A testy, ill-tempered PMQs. Sir Keir Starmer accused Boris of presiding over a corona-shambles. The PM fired back and asked the Labour leader to show ‘signs of co-operation’ with the government’s efforts. Sir Keir was able to cite a ‘sign of co-operation’. A letter written to the PM two weeks ago about helping to reopen schools. He hadn’t received a reply.
‘I’m surprised he should take that tone,’ said Boris aggressively. ‘I took the trouble to ring him up and we had a long conversation in which I briefed him about all the steps we were taking…He thoroughly endorsed our approach.’
Sir Keir sniffed grandly that the letter had been ‘confidential’. And he waved a piece of paper. The letter, presumably. (But if he’d sent it, how come it was still in his pocket?) He announced that this secret communication would now be placed, ‘in the public domain’. Much rehearsal had gone into this spontaneous gesture. He then alleged that the misuse of statistics was eroding confidence in the government. ‘I don’t see the purpose of these endless attacks,’ complained Boris. Sir Keir tried again. The testing regime was a failure, he said, but the PM scolded him for ‘casting aspersions on the efforts of tens of thousands of people.’
Entirely bogus and entirely Boris. He’s pulling a fast one, clearly, by acting as if he were leading a National Unity Government. This sophistry gives him scope for plenty of moral posturing. Every criticism is an ‘attack’. Every challenge is a breach of loyalty. Every complaint is an insult to millions of toiling public servants.
This sham shouldn’t work, unless Sir Keir permits it. The Labour leader must find a means of piercing Boris’s borrowed armour. But he may struggle to do so. He lacks the stamp of an imaginative thinker.
The rave reviews about his ‘forensic’ skills may have persuaded him that his tactics are sound. Many are impressed by his record as a silk and a former leader of the CPS but that isn’t necessarily the view on Middle Temple Lane. Plodders go into the criminal law. The bright, ambitious types (like Tony Blair) practise at the commercial bar. Sir Keir is unlikely to out-dazzle Boris. And the PM made his attitude clear when Jeremy Hunt asked him a complex two-part question about turnaround times for testing. ‘May I congratulate my honourable friend,’ said Boris, ‘on the kind of detailed forensic questioning we could have had earlier.’ That was Boris marking Sir Keir’s homework. Beta minus.

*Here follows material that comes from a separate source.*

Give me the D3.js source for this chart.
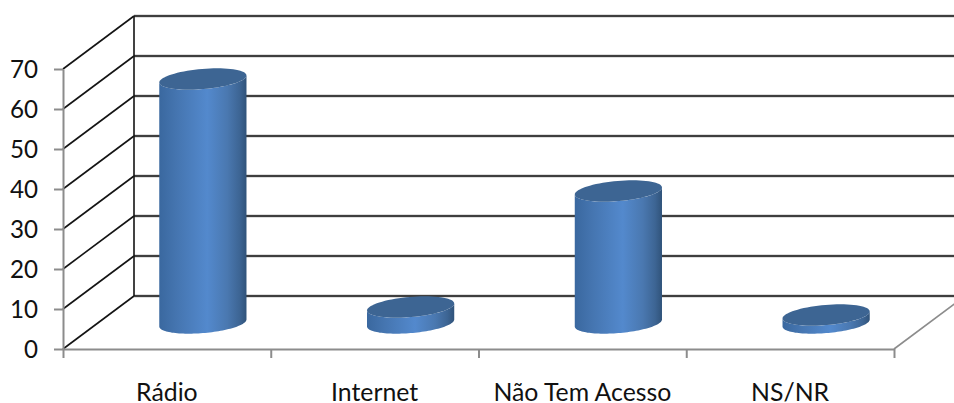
<!DOCTYPE html>
<html><head><meta charset="utf-8">
<script src="https://cdn.jsdelivr.net/npm/d3@7"></script>
<style>html,body{margin:0;padding:0;background:#fff;overflow:hidden}svg{display:block}
text{font-family:Lato,"Open Sans",sans-serif;fill:#111}</style></head><body>
<svg id="c" width="954" height="403"></svg>
<script>
const categories = ["Rádio","Internet","Não Tem Acesso","NS/NR"];
const values = [61,4,33,2];
const yTicks = [0,10,20,30,40,50,60,70];

const svg = d3.select("#c");
const x = d3.scaleBand().domain(categories).range([63,894]);
const y = d3.scaleLinear().domain([0,70]).range([349,69]);
const depth = {dx:71, dy:-53};
const grey = "#8c8c8c", black = "#141414";

const defs = svg.append("defs");
const g = defs.append("linearGradient").attr("id","body").attr("x1",0).attr("x2",1).attr("y1",0).attr("y2",0);
[[0,"#3a689f"],[0.2,"#4575b0"],[0.55,"#5389cd"],[0.78,"#4a78b0"],[0.92,"#3d6594"],[1,"#30537a"]]
  .forEach(s=>g.append("stop").attr("offset",s[0]).attr("stop-color",s[1]));

// walls
const wall = svg.append("g").attr("fill","none");
const right = 954;
yTicks.forEach(v=>{
  const px = y(v), bx = 63+depth.dx, by = px+depth.dy;
  wall.append("path").attr("d",`M63,${px}L${bx},${by}`).attr("stroke",black).attr("stroke-width",1.6);
  wall.append("path").attr("d",`M${bx},${by}L${right},${by}`).attr("stroke","#bdbdbd").attr("stroke-width",3);
  wall.append("path").attr("d",`M${bx},${by}L${right},${by}`).attr("stroke",black).attr("stroke-width",1.6);
});
wall.append("path").attr("d",`M${63+depth.dx},${y(70)+depth.dy}V${y(0)+depth.dy}`).attr("stroke",black).attr("stroke-width",1.6);
wall.append("path").attr("d",`M894,${y(0)}L${894+depth.dx},${y(0)+depth.dy}`).attr("stroke",grey).attr("stroke-width",1.6);

// axes
const axX = svg.append("g").attr("transform",`translate(0,${y(0)})`)
  .call(d3.axisBottom(x).tickSize(0).tickPadding(34));
axX.select(".domain").attr("stroke",grey).attr("stroke-width",2);
axX.selectAll("text").attr("font-size",24.8).attr("fill","#111");
const edges = d3.scaleLinear().domain([0,categories.length]).range(x.range());
svg.append("g").attr("transform",`translate(0,${y(0)})`)
  .call(d3.axisBottom(edges).ticks(categories.length).tickSize(9).tickFormat(""))
  .call(s=>s.select(".domain").remove())
  .selectAll("line").attr("stroke",grey).attr("stroke-width",2);
const axY = svg.append("g").attr("transform","translate(63,0)")
  .call(d3.axisLeft(y).tickValues(yTicks).tickSize(9).tickPadding(16).tickSizeOuter(0));
axY.select(".domain").attr("stroke",grey).attr("stroke-width",2);
axY.selectAll("line").attr("stroke",grey).attr("stroke-width",2);
axY.selectAll("text").attr("font-size",24.2).attr("fill","#111").attr("dy","0.36em");

// cylinders
const ux = 41.2, vx = 14.3, vy = -10.7;
const hw = Math.hypot(ux,vx), t0 = Math.atan2(vx,ux);
const pt = (cx,cy,t)=>[cx+ux*Math.cos(t)+vx*Math.sin(t), cy+vy*Math.sin(t)];
const line = d3.line();
const bars = svg.append("g");
categories.forEach((c,i)=>{
  const cx = x(c)+x.bandwidth()/2+depth.dx/2+0.5;
  const base = y(0)+depth.dy/2+0.5;
  const top = y(values[i])+depth.dy/2+0.5;
  const arcT = d3.range(0,61).map(k=>t0 - k/60*Math.PI); // right tangent, under the front, to left tangent
  const bottomArc = arcT.map(t=>pt(cx,base,t));
  const topEdge = arcT.slice().reverse().map(t=>pt(cx,top,t));
  bars.append("path").attr("d",line(bottomArc.concat(topEdge))+"Z").attr("fill","url(#body)");
  const cap = d3.range(0,72).map(k=>pt(cx,top,k/72*2*Math.PI));
  bars.append("path").attr("d",line(cap)+"Z").attr("fill","#3d6593");
});
</script></body></html>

Ian Blackford, of the SNP, delivered the sort of oration that would not have been out of place at Queen Victoria’s funeral. His tone was ominous. His speech cliché-clustered. ‘Watching events unfold across America in recent days – and the actions and the rhetoric of the American president – has been distressing and deeply worrying.’
Not just distressing. Deeply worrying too. Blackford likes to pack the smallest amount of sentiment into the maximum number of words. ‘It is in times like these,’ continued the member for Minnesota, ‘when people look to those they elect for hope, for guidance, for leadership, and for action.’
Blackford has convinced himself that he’s the only parliamentarian with the moral stature and the intellectual prowess to explain US history to the confused and ignorant masses. He probably imagines that half the world tuned in to watch PMQs today because ‘Blackford Live Matters.’ He did at least prompt one ‘action’.
‘Prime minister…at the very least, say it now. Black lives matter.’
Up stood Boris. ‘Of course black lives matter.’
The bigger the balloon the easier it is to pop.